2017-01-23 14:15:00

Dal Kazakhstan speranze di pace per la Siria


Le speranze di pace per la Siria si spostano da oggi in Kazakhstan. Nella capitale Astana sono iniziati i colloqui tra le opposizioni e il governo di Damasco. Le trattative sono mediate da Russia e Iran, che sostengono i lealisti, e dalla Turchia, che sostiene i ribelli. Sulle possibilità che quest’iniziativa diplomatica giunga a buon fine, Antonella Palermo ha intervistato Lorenzo Trombetta, corrispondente dell’Ansa a Beirut:

R. – L’incontro di Astana è un incontro prettamente tra delegazioni militari. A sedere intorno al tavolo esponenti anche politici; ma dietro di loro, o accanto a loro, leader militari delle varie fazioni che si combattono in Siria,  e che sono sostenute da vari attori regionali e internazionali. L’obiettivo principale, e forse l’unico, è quello di mettersi d’accordo sulle linee del cessate-il-fuoco; e questo è comunque un aspetto importante, con delle ripercussioni politiche, ma che ha delle prospettive a breve-medio termine. L’impianto dei vari colloqui che sono stati tentati a Ginevra era invece basato sull’idea che si dovessero affrontare prima i principali nodi politici – ovvero chi governerà Damasco – e quindi da qui, a cascata, si sarebbe risolto anche l’aspetto militare. L’approccio russo è invece un approccio di tipo militare: affrontiamo la questione militare, prendiamo tempo, e comunque Assad, che è il principale personaggio sostenuto dai russi, rimane saldamente al potere.
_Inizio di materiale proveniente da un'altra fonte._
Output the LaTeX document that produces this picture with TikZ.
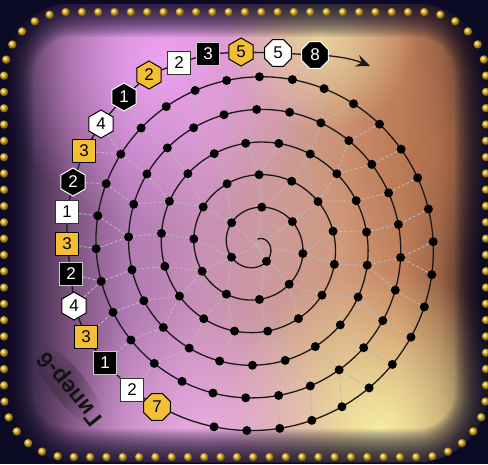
\documentclass[tikz,border=0pt]{standalone}
\usepackage{fontspec}
\setmainfont{Liberation Sans}
\usetikzlibrary{shapes.geometric,decorations.markings,fadings,arrows.meta}

\definecolor{navy}{HTML}{0C0B26}
\definecolor{mkY}{HTML}{F4BE35}
\definecolor{goldd}{HTML}{ECB81E}
\definecolor{c0}{HTML}{1A1428}
\definecolor{c1}{HTML}{3C2A4A}
\definecolor{c2}{HTML}{7A507C}
\definecolor{c3}{HTML}{B07AB4}
\definecolor{c4}{HTML}{C890B8}
\definecolor{c5}{HTML}{CC9A9C}
\definecolor{c6}{HTML}{D09A7C}
\definecolor{c7}{HTML}{C2825E}
\definecolor{c8}{HTML}{9A6448}
\definecolor{c9}{HTML}{4A3028}
\definecolor{c10}{HTML}{1A1218}
\definecolor{bPink}{HTML}{F2A4F6}
\definecolor{bYel}{HTML}{ECDCA0}
\definecolor{bYel2}{HTML}{F8F2A6}
\definecolor{bPink2}{HTML}{F0B0EA}
\definecolor{bOr}{HTML}{B87450}

\pgfdeclarehorizontalshading{bgsh}{100bp}{color(0bp)=(c0); color(25bp)=(c0); color(28bp)=(c1); color(32bp)=(c2); color(38bp)=(c3); color(45.5bp)=(c4); color(52.5bp)=(c5); color(60bp)=(c6); color(66bp)=(c7); color(70bp)=(c8); color(73bp)=(c9); color(75bp)=(c10); color(100bp)=(c10)}

\tikzfading[name=blobfade, inner color=transparent!0, outer color=transparent!100]

\pgfdeclarelayer{bg}
\pgfdeclarelayer{lines}
\pgfdeclarelayer{spl}
\pgfsetlayers{bg,lines,spl,main}

\newcount\Ndots
\newcount\idx
\newcount\mptr

\def\CX{256.5}
\def\CY{245.5}
\def\AA{5.2}
\def\PHI{211.4}
\def\Tend{36.14}

\newcommand\AdvPtr[1]{%
  \loop
    \idx=\mptr \advance\idx by 1
    \edef\sTn{\csname dotT\the\idx\endcsname}%
  \ifdim\sTn pt<#1pt\relax \global\advance\mptr by 1 \repeat}

\newcommand\MkNode[5]{%
  \node[#2] (#1) at (#4,#5) {#3};
  \pgfmathsetmacro\sAl{atan2(#5-\CY,#4-\CX)}%
  \pgfmathsetmacro\sDl{Mod(\sAl-\PHI-deg(\Tend),360)}%
  \pgfmathsetmacro\sTq{\Tend-rad(360-\sDl)}%
  \gdef\bestd{1000}\gdef\bestn{1}%
  \foreach \n in {1,...,\Nd}{%
    \pgfmathsetmacro\sDd{abs(\csname dotT\n\endcsname-\sTq)}%
    \ifdim\sDd pt<\bestd pt\relax \xdef\bestd{\sDd}\xdef\bestn{\n}\fi}%
  \begin{pgfonlayer}{lines}\draw[link] (#1) -- (d\bestn);\end{pgfonlayer}%
}

\begin{document}
\begin{tikzpicture}[x=1pt,y=-1pt,
  mk/.style={inner sep=0pt, line width=1pt, font=\fontsize{17pt}{17pt}\selectfont},
  sqg/.style={mk, rectangle, minimum size=22.5pt},
  sqY/.style={sqg, fill=mkY, draw=black, text=black},
  sqW/.style={sqg, fill=white, draw=black!80, text=black},
  sqB/.style={sqg, fill=black, draw=white!80!black, text=white},
  hexg/.style={mk, regular polygon, regular polygon sides=6, shape border rotate=30, minimum size=28pt},
  hexY/.style={hexg, fill=mkY, draw=black, text=black},
  hexW/.style={hexg, fill=white, draw=black, text=black},
  hexB/.style={hexg, fill=black, draw=white, text=white},
  octg/.style={mk, regular polygon, regular polygon sides=8, minimum size=29pt},
  octY/.style={octg, fill=mkY, draw=black, text=black},
  octW/.style={octg, fill=white, draw=black, text=black},
  octB/.style={octg, fill=black, draw=white, text=white},
  sdot/.style={circle, fill=black, inner sep=0pt, minimum size=9pt},
  link/.style={draw=gray!55!white, line width=0.9pt, dash pattern=on 3pt off 2pt},
  spir/.style={draw=black!90, line width=1.3pt},
  golddot/.style={circle, inner sep=0pt, minimum size=8.5pt, ball color=goldd},
  title/.style={font=\fontsize{23pt}{23pt}\selectfont\bfseries, inner sep=0pt},
  tshadow/.style={ellipse, minimum width=110pt, minimum height=34pt, inner sep=0pt, fill=black, opacity=0.3, path fading=blobfade},
]
\useasboundingbox (0,0) rectangle (488,464);

% ---------- background ----------
\begin{pgfonlayer}{bg}
\fill[navy] (0,0) rectangle (488,464);
\shade[shading=bgsh, rounded corners=72pt] (0,4) rectangle (488,462);
\begin{scope}
  \clip[rounded corners=72pt] (0,4) rectangle (488,462);
  \fill[bOr, opacity=0.65, path fading=blobfade] (425,150) circle (120);
  \fill[bPink, opacity=0.92, path fading=blobfade] (160,60) circle (165);
  \fill[bYel, opacity=0.85, path fading=blobfade] (320,35) circle (95);
  \fill[bYel2, opacity=0.95, path fading=blobfade] (380,430) circle (160);
  \fill[bPink2, opacity=0.85, path fading=blobfade] (200,440) circle (140);
  \foreach \w in {3,6,...,66}
    \draw[navy, opacity=0.07, line width=\w pt, rounded corners=72pt] (0,4) rectangle (488,462);
\end{scope}
\path[decorate, decoration={markings, mark=between positions 0 and 1 step 16.3pt with {\node[golddot] {};}}]
  (245,12) -- (422,12) arc[start angle=-90, end angle=0, radius=64]
  -- (486,393) arc[start angle=0, end angle=90, radius=64]
  -- (68,457) arc[start angle=90, end angle=180, radius=64]
  -- (4,76) arc[start angle=180, end angle=270, radius=64] -- cycle;
\end{pgfonlayer}

% ---------- spiral dots ----------
\coordinate (ctr) at (\CX,\CY);
\def\tcur{3.6}
\global\Ndots=0
\loop
  \global\advance\Ndots by 1
  \expandafter\xdef\csname dotT\the\Ndots\endcsname{\tcur}%
  \pgfmathsetmacro\tnext{\tcur+33/(\AA*sqrt(\tcur*\tcur+1))}%
  \xdef\tcur{\tnext}%
\ifdim\tcur pt<35.9pt\repeat
\edef\Nd{\the\Ndots}

\foreach \n in {1,...,\Nd}{%
  \pgfmathsetmacro\tv{\csname dotT\n\endcsname}%
  \node[sdot] (d\n) at ({\CX+\AA*\tv*cos(deg(\tv)+\PHI)},{\CY+\AA*\tv*sin(deg(\tv)+\PHI)}) {};
}

% ---------- web links between turns ----------
\global\mptr=1
\foreach \n in {1,...,\Nd}{%
  \pgfmathsetmacro\sTg{\csname dotT\n\endcsname-2*pi}%
  \ifdim\sTg pt<\csname dotT1\endcsname pt\relax
    \begin{pgfonlayer}{lines}\draw[link] (d\n) -- (ctr);\end{pgfonlayer}%
  \else
    \AdvPtr{\sTg}%
    \pgfmathsetmacro\sDa{\sTg-\csname dotT\the\mptr\endcsname}%
    \pgfmathsetmacro\sDb{\sTn-\sTg}%
    \ifdim\sDa pt<\sDb pt\relax \edef\sTgt{\the\mptr}\else \edef\sTgt{\the\idx}\fi
    \begin{pgfonlayer}{lines}\draw[link] (d\n) -- (d\sTgt);\end{pgfonlayer}%
  \fi
}

% ---------- markers ----------
\MkNode{m1}{octY}{7}{157}{407}
\MkNode{m2}{sqW}{2}{132}{390}
\MkNode{m3}{sqB}{1}{105}{363}
\MkNode{m4}{sqY}{3}{86}{337}
\MkNode{m5}{hexW}{4}{74}{306}
\MkNode{m6}{sqB}{2}{71}{274}
\MkNode{m7}{sqY}{3}{67}{244}
\MkNode{m8}{sqW}{1}{67}{212}
\MkNode{m9}{hexB}{2}{73}{182}
\MkNode{m10}{sqY}{3}{84}{151}
\MkNode{m11}{hexW}{4}{101}{124}
\MkNode{m12}{hexB}{1}{124}{97}
\MkNode{m13}{hexY}{2}{149}{75}
\MkNode{m14}{sqW}{2}{179}{63}
\MkNode{m15}{sqB}{3}{208}{54}
\MkNode{m16}{hexY}{5}{241}{52}
\MkNode{m17}{octW}{5}{278}{53}
\MkNode{m18}{octB}{8}{315}{55}
\coordinate (tip) at (370,66);

% ---------- spiral curve and chain ----------
\begin{pgfonlayer}{spl}
\draw[spir] plot[domain=1.2:\Tend, samples=700, variable=\t]
  ({\CX+\AA*\t*cos(deg(\t)+\PHI)},{\CY+\AA*\t*sin(deg(\t)+\PHI)}) -- (m1);
\draw[spir] (m1) -- (m2) -- (m3) -- (m4) -- (m5) -- (m6) -- (m7) -- (m8) -- (m9)
  -- (m10) -- (m11) -- (m12) -- (m13) -- (m14) -- (m15) -- (m16) -- (m17) -- (m18);
\draw[spir, -{Stealth[length=14pt, width=12pt, inset=5pt]}] (m18) to[bend left=8] (tip);
\end{pgfonlayer}

% ---------- title with soft shadow ----------
\coordinate (tA) at (102,426);
\coordinate (tB) at (40,350);
\coordinate (sA) at (99,423);
\coordinate (sB) at (37,347);
\path (sA) -- node[sloped, allow upside down, tshadow] (tshd) {} (sB);
\path (tA) -- node[title, sloped, allow upside down, text=black!92] (ttl) {Гипер-6} (tB);
\end{tikzpicture}
\end{document}
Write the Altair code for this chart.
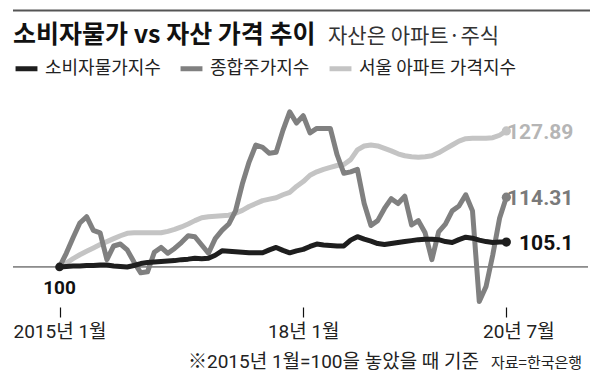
import altair as alt
import pandas as pd

# ---------------- data ----------------
months = list(range(67))  # 2015-01 .. 2020-07

cpi = [100, 100.1, 100.2, 100.2, 100.3, 100.3, 100.4, 100.4, 100.2, 100.1,
       100.0, 100.3, 100.7, 100.9, 101.0, 101.1, 101.2, 101.3, 101.5, 101.6,
       101.8, 101.7, 101.8, 102.4, 103.3, 103.2, 103.1, 103.0, 102.9, 102.9,
       102.9, 103.5, 104.0, 103.4, 102.9, 103.3, 103.6, 104.2, 104.7, 104.5,
       104.4, 104.3, 104.3, 105.5, 106.2, 105.7, 105.3, 104.8, 104.6, 104.8,
       105.0, 105.2, 105.4, 105.6, 105.7, 105.7, 105.6, 105.2, 105.0, 105.6,
       106.1, 105.9, 105.5, 105.2, 105.0, 105.1, 105.1]

kospi = [100, 102.8, 106, 109, 110.3, 107.5, 107, 101.5, 104.3, 104.7,
         103.5, 101, 98.8, 99, 103, 104, 102.8, 103.8, 105, 106.4,
         106.2, 104.5, 102.8, 105.8, 107.5, 108.8, 111.5, 117, 121.5, 125,
         124.5, 123.3, 123.5, 128, 131.8, 129.5, 131, 127.5, 128.4, 128.4,
         128.4, 123, 119.2, 119.5, 120, 113, 108.5, 109.5, 112, 114,
         113, 114.5, 108.6, 109.5, 107, 101.5, 107.2, 108.8, 111.5, 112.5,
         114.8, 111.5, 92.9, 96, 102.5, 110, 114.31]

apt = [100, 100.8, 101.7, 102.5, 103.2, 103.9, 104.6, 105.2, 105.8, 106.4,
       106.9, 107, 107, 107, 107, 107, 107.3, 107.7, 108.2, 108.8,
       109.5, 110.1, 110.3, 110.4, 110.5, 110.6, 111, 111.6, 112.4, 113,
       113.6, 113.9, 114.2, 114.8, 115.3, 116.5, 117.5, 118.8, 119.5, 120,
       120.4, 120.8, 121, 122, 124, 124.8, 125, 124.8, 124.3, 123.8,
       123.2, 122.8, 122.6, 122.5, 122.6, 122.8, 123.4, 124.2, 125, 125.8,
       126.3, 126.4, 126.4, 126.4, 126.5, 127, 127.89]

series_names = ["소비자물가지수", "종합주가지수", "서울 아파트 가격지수"]
series_colors = ["#1e1e1e", "#808080", "#c4c4c4"]
label_colors = ["#111111", "#7a7a7a", "#b5b5b5"]
end_labels = ["105.1", "114.31", "127.89"]
start_label = "100"
baseline_value = 100
tick_months = [0, 36, 66]
tick_labels = ["2015년 1월", "18년 1월", "20년 7월"]

title_text = "소비자물가 vs 자산 가격 추이"
subtitle_text = "자산은 아파트·주식"
note_text = "※2015년 1월=100을 놓았을 때 기준"
source_text = "자료=한국은행"

# ---------------- tables ----------------
series_vals = [cpi, kospi, apt]
rows = []
for name, vals in zip(series_names, series_vals):
    for m, v in zip(months, vals):
        rows.append({"m": m, "v": v, "s": name})
df = pd.DataFrame(rows)

ends = pd.DataFrame({
    "m": [months[-1]] * 3,
    "v": [vals[-1] for vals in series_vals],
    "s": series_names,
    "label": end_labels,
})
start = pd.DataFrame({"m": [months[0]], "v": [cpi[0]], "label": [start_label]})
base = pd.DataFrame({"v": [baseline_value]})
one = pd.DataFrame({"a": [0]})

KFONT = "Noto Sans CJK KR"
NFONT = "Liberation Sans Narrow, Roboto, Noto Sans CJK KR"

x_domain = [-6.87, 78.06]
xscale = alt.Scale(domain=x_domain, nice=False, zero=False)
yscale = alt.Scale(domain=[92.2, 135.25], nice=False, zero=False)
cscale = alt.Scale(domain=series_names, range=series_colors)

label_expr = " : ".join(
    [f"datum.value == {m} ? '{t}'" for m, t in zip(tick_months[:-1], tick_labels[:-1])]
) + f" : '{tick_labels[-1]}'"

xaxis = alt.Axis(
    values=tick_months, labelExpr=label_expr, domain=False, grid=False,
    ticks=True, tickSize=10, tickColor="#111", tickWidth=1.2, tickOpacity=1, offset=2,
    labelFont=NFONT, labelFontSize=19, labelColor="#222", labelPadding=5,
    labelFlush=False, title=None,
    labelOffset={"condition": {"test": f"datum.value == {tick_months[-1]}", "value": 12}, "value": 0},
)

legend = alt.Legend(
    title=None, orient="none", legendX=0, legendY=-40, direction="horizontal",
    symbolType="stroke", symbolStrokeWidth=5, symbolSize=480,
    labelFont=KFONT, labelFontSize=18, labelColor="#222", labelOffset=5,
    columnPadding=9, labelLimit=400,
)

X = alt.X("m:Q", scale=xscale, axis=xaxis)
Y = alt.Y("v:Q", scale=yscale, axis=None)

# baseline at 100
rule = alt.Chart(base).mark_rule(color="#333", strokeWidth=1).encode(
    y=alt.Y("v:Q", scale=yscale, axis=None)
)

# lines (drawn light -> dark)
line_layers = []
for name in reversed(series_names):
    line_layers.append(
        alt.Chart(df).transform_filter(alt.datum.s == name).mark_line(
            strokeWidth=5, strokeJoin="round", strokeCap="round"
        ).encode(x=X, y=Y, color=alt.Color("s:N", scale=cscale, legend=legend))
    )

end_points = alt.Chart(ends).mark_circle(size=85, opacity=1).encode(
    x=X, y=Y, color=alt.Color("s:N", scale=cscale, legend=None)
)
start_point = alt.Chart(start).mark_circle(size=75, opacity=1, color=series_colors[0]).encode(x=X, y=Y)
start_text = alt.Chart(start).mark_text(
    font=NFONT, fontSize=19, fontWeight="bold", color="#111", dy=21, baseline="middle"
).encode(x=X, y=Y, text="label:N")

end_texts = []
for name, col in zip(series_names, label_colors):
    end_texts.append(
        alt.Chart(ends).transform_filter(alt.datum.s == name).mark_text(
            font=NFONT, fontSize=21, fontWeight="bold", color=col,
            align="right", dx=67, dy=2, baseline="middle"
        ).encode(x=X, y=Y, text="label:N")
    )

top_rule = alt.Chart(one).mark_rect(color="#555", opacity=1).encode(
    x=alt.value(0), x2=alt.value(577), y=alt.value(-85.5), y2=alt.value(-83.5)
)
title = alt.Chart(one).mark_text(
    text=title_text, font=KFONT, fontSize=25, fontWeight="bold", color="#111",
    align="left", baseline="alphabetic"
).encode(x=alt.value(0), y=alt.value(-52))
subtitle = alt.Chart(one).mark_text(
    text=subtitle_text, font=KFONT, fontSize=21, color="#333",
    align="left", baseline="alphabetic"
).encode(x=alt.value(315), y=alt.value(-52))
note = alt.Chart(one).mark_text(
    text=note_text, font=NFONT, fontSize=19, color="#222",
    align="left", baseline="middle"
).encode(x=alt.value(175), y=alt.value(267))
source = alt.Chart(one).mark_text(
    text=source_text, font=KFONT, fontSize=15, color="#222",
    align="left", baseline="middle"
).encode(x=alt.value(478), y=alt.value(268))

chart = alt.layer(
    rule, *line_layers, end_points, start_point, start_text, *end_texts,
    top_rule, title, subtitle, note, source
).properties(
    width=575, height=210,
    autosize=alt.AutoSizeParams(type="none"),
    padding={"left": 5, "top": 87, "right": 4, "bottom": 70},
).configure_view(strokeOpacity=0)

chart.save("out.html", embed_options={"renderer": "svg", "actions": False})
D. – Come inciderà l’assenza americana?

R. – Incide come ha già inciso l’assenza americana, di fatto da parecchi mesi, nello scenario diplomatico. Da quando è arrivato alla Segreteria di Stato John Kerry, Obama e la Casa Bianca hanno comunque smesso di avere un proprio ruolo. In qualche modo hanno lasciato sempre più esplicitamente la mano alla Russia, definendola rivale, ma di fatto un vero e proprio partner. E la conferenza di Astana, che segue la presa di Aleppo Est proprio da parte dei russi, degli iraniani e delle forze governative, è l’apice della forza diplomatica militare russa e dei suoi vari alleati, ma anche in qualche modo dell’assenza politica e militare degli Stati Uniti in Medio Oriente.

D. – Quanto sei fiducioso e cosa ci sarà però da aggiungere a questi stessi colloqui?

R. – Sono più ottimista di tutta una serie di approcci che in qualche modo venivano calati dall’alto. Ci saranno ovviamente dei segnali di fallimento; ma mettere intorno al tavolo dei leader militari delle varie fazioni che si combattono sul terreno non è un’impresa facile, e comunque i russi, i turchi e gli iraniani ce l’hanno fatta: già questo è un segnale di ottimismo. Per la normalizzazione in Siria, ovviamente, ci vorrà molto molto tempo – molti anni – però, se sul terreno si comincia per esempio a sparare di meno, e le comunità siriane cominciano a tornare a una normalità locale, non a livello globale e nazionale, questi sono comunque dei passi avanti propedeutici a una normalizzazione a livello nazionale. Ma comunque per questo ci vorranno davvero anni.